A new report by U.S. regulators has attacked the safety practices of Chevron (NYSE:CVX), which owns the Burnaby Refinery through its Canadian subsidiary, Chevron Canada Ltd.
The report, by the U.S. Chemical Safety and Hazard Investigation Board (CSB) and the California Division of Occupational Safety and Health (Cal/OSHA), evaluated the condition of pipe at Chevron’s refinery in Richmond, California, where a decades-old pipe leaked and fuelled a major fire on August 6, 2012.
“This report confirms what Chevron already knew – that the pipe was severely corroded and should have been replaced – but failed to act on [the information] before the August fire,” said Cal/OSHA chief Ellen Widess.
“Chevron’s own metallurgists and pipe inspectors reached the same conclusion and recommended as far back as 2002 that Chevron take action to protect its workers, the community and the environment by replacing the pipe that finally ruptured in 2012.”

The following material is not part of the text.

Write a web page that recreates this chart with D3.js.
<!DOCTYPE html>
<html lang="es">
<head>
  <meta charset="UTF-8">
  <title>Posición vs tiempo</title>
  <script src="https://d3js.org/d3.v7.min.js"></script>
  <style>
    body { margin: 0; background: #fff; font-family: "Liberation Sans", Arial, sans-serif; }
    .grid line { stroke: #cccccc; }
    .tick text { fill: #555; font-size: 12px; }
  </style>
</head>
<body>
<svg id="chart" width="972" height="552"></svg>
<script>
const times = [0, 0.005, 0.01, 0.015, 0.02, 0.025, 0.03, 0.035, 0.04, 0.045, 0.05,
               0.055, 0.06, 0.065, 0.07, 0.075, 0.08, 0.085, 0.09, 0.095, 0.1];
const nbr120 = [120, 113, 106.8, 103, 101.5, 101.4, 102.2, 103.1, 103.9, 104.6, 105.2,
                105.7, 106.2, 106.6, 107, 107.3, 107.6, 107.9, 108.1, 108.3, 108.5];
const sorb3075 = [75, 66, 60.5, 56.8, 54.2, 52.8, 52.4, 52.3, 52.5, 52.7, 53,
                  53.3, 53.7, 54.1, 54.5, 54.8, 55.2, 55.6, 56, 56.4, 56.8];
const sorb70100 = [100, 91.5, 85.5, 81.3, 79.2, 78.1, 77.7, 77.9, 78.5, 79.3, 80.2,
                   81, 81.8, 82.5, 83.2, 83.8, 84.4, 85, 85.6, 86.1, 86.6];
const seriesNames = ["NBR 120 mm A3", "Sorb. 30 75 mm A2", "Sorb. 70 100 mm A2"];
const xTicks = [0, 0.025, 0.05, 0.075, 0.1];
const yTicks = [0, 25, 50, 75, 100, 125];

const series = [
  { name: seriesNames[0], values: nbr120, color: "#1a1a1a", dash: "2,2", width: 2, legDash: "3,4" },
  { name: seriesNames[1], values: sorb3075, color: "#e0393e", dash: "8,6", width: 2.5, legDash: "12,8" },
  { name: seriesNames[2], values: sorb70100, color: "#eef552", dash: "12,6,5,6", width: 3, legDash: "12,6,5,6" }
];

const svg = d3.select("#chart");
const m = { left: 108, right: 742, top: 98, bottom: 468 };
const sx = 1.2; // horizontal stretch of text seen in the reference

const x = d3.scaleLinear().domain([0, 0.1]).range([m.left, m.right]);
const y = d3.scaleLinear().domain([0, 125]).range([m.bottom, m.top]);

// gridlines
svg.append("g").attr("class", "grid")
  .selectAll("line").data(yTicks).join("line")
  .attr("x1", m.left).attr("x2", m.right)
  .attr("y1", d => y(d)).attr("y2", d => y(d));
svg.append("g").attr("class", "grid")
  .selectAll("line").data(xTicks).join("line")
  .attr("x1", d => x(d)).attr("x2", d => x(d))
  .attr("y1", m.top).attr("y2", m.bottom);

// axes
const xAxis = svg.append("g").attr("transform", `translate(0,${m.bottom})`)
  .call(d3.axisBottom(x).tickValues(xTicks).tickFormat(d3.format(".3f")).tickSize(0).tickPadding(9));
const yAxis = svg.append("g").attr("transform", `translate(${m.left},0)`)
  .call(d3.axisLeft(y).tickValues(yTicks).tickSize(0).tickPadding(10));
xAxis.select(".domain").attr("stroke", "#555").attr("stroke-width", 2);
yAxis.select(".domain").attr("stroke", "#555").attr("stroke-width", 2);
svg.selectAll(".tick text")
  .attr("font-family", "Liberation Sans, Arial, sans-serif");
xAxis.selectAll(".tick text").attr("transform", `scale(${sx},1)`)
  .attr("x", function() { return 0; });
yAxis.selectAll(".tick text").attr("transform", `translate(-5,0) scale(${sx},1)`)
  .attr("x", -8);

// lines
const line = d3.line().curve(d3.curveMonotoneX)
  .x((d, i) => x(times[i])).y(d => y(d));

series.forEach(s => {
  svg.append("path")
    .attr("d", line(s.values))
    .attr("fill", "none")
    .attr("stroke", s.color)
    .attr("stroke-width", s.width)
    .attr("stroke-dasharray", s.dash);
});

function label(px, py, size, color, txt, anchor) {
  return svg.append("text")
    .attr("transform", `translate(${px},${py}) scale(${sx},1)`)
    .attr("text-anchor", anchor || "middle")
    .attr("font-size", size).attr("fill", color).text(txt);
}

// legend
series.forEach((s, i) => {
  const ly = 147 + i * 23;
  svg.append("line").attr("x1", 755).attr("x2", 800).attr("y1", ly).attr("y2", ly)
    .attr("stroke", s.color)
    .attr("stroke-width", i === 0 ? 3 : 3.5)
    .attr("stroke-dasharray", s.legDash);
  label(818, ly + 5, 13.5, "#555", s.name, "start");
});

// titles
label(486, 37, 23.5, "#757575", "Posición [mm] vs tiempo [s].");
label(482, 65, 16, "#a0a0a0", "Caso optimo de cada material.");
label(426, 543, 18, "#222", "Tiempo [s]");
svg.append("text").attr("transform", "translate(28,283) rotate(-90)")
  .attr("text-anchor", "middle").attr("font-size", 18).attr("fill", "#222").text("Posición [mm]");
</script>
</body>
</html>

Widess said that Chevron’s failure to act was included among multiple “serious” and “willful serious” citations that regulators have issued to Chevron.

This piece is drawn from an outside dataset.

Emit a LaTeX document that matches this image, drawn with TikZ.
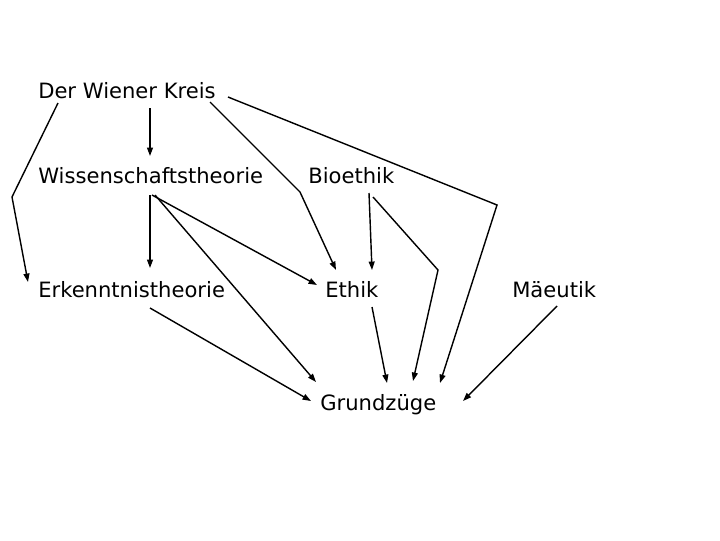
\documentclass[tikz,border=0pt]{standalone}
\usepackage{fontspec}
\setmainfont{DejaVu Sans}
\usetikzlibrary{arrows.meta, calc}

\begin{document}
\begin{tikzpicture}[x=0.025cm, y=-0.025cm,
  topic/.style={inner sep=0pt, anchor=base west, font=\fontsize{15}{18}\selectfont},
  link/.style={-{Triangle[length=6pt, width=4.2pt]}, line width=1pt},
]
  \useasboundingbox (0,0) rectangle (720,540);

  % Topics
  \node[topic] (kreis) at (38, 98.5) {Der Wiener Kreis};
  \node[topic] (wiss)  at (38, 183)  {Wissenschaftstheorie};
  \node[topic] (bio)   at (308, 183) {Bioethik};
  \node[topic] (erk)   at (38, 297)  {Erkenntnistheorie};
  \node[topic] (ethik) at (325, 297) {Ethik};
  \node[topic] (maeu)  at (512, 297) {Mäeutik};
  \node[topic] (grund) at (320, 410) {Grundzüge};

  % Bends
  \coordinate (bendA) at (12, 197);
  \coordinate (bendB) at (300, 192);
  \coordinate (bendC) at (497, 205);
  \coordinate (bendD) at (438, 270);

  % From Der Wiener Kreis
  \draw[link] ($(kreis.base west)+(20,4.5)$) -- (bendA) -- ($(erk.base west)+(-10,-15)$);
  \draw[link] ($(kreis.base west)+(112,9.5)$) -- ($(wiss.base west)+(112,-27)$);
  \draw[link] ($(kreis.base west)+(172,3.5)$) -- (bendB) -- ($(ethik.base west)+(11,-27)$);
  \draw[link] ($(kreis.base west)+(190,-1.5)$) -- (bendC) -- ($(grund.base west)+(120,-27)$);

  % From Wissenschaftstheorie
  \draw[link] ($(wiss.base west)+(112,12)$) -- ($(erk.base west)+(112,-29)$);
  \draw[link] ($(wiss.base west)+(114,12)$) -- ($(ethik.base west)+(-8,-12)$);
  \draw[link] ($(wiss.base west)+(117,12)$) -- ($(grund.base west)+(-4,-28)$);

  % Into Grundzüge
  \draw[link] ($(erk.base west)+(112,11)$) -- ($(grund.base west)+(-9,-9)$);
  \draw[link] ($(bio.base west)+(61,10)$) -- ($(ethik.base west)+(47,-27)$);
  \draw[link] ($(bio.base west)+(65,14)$) -- (bendD) -- ($(grund.base west)+(93,-29)$);
  \draw[link] ($(ethik.base west)+(47,10)$) -- ($(grund.base west)+(67,-27)$);
  \draw[link] ($(maeu.base west)+(45,9)$) -- ($(grund.base west)+(143,-9)$);
\end{tikzpicture}
\end{document}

In the report, the CSB determined that 19 Chevron employees were engulfed in a vapour cloud formed by the hydrocarbon release. The regulator found that 18 employees escaped before the fire started and one employee escaped without injury after the blaze began. The CBS found that the incident resulted in six minor injuries and that, as a result of the release and fire, more than 15,000 residents in the surrounding area sought treatment at local medical facilities.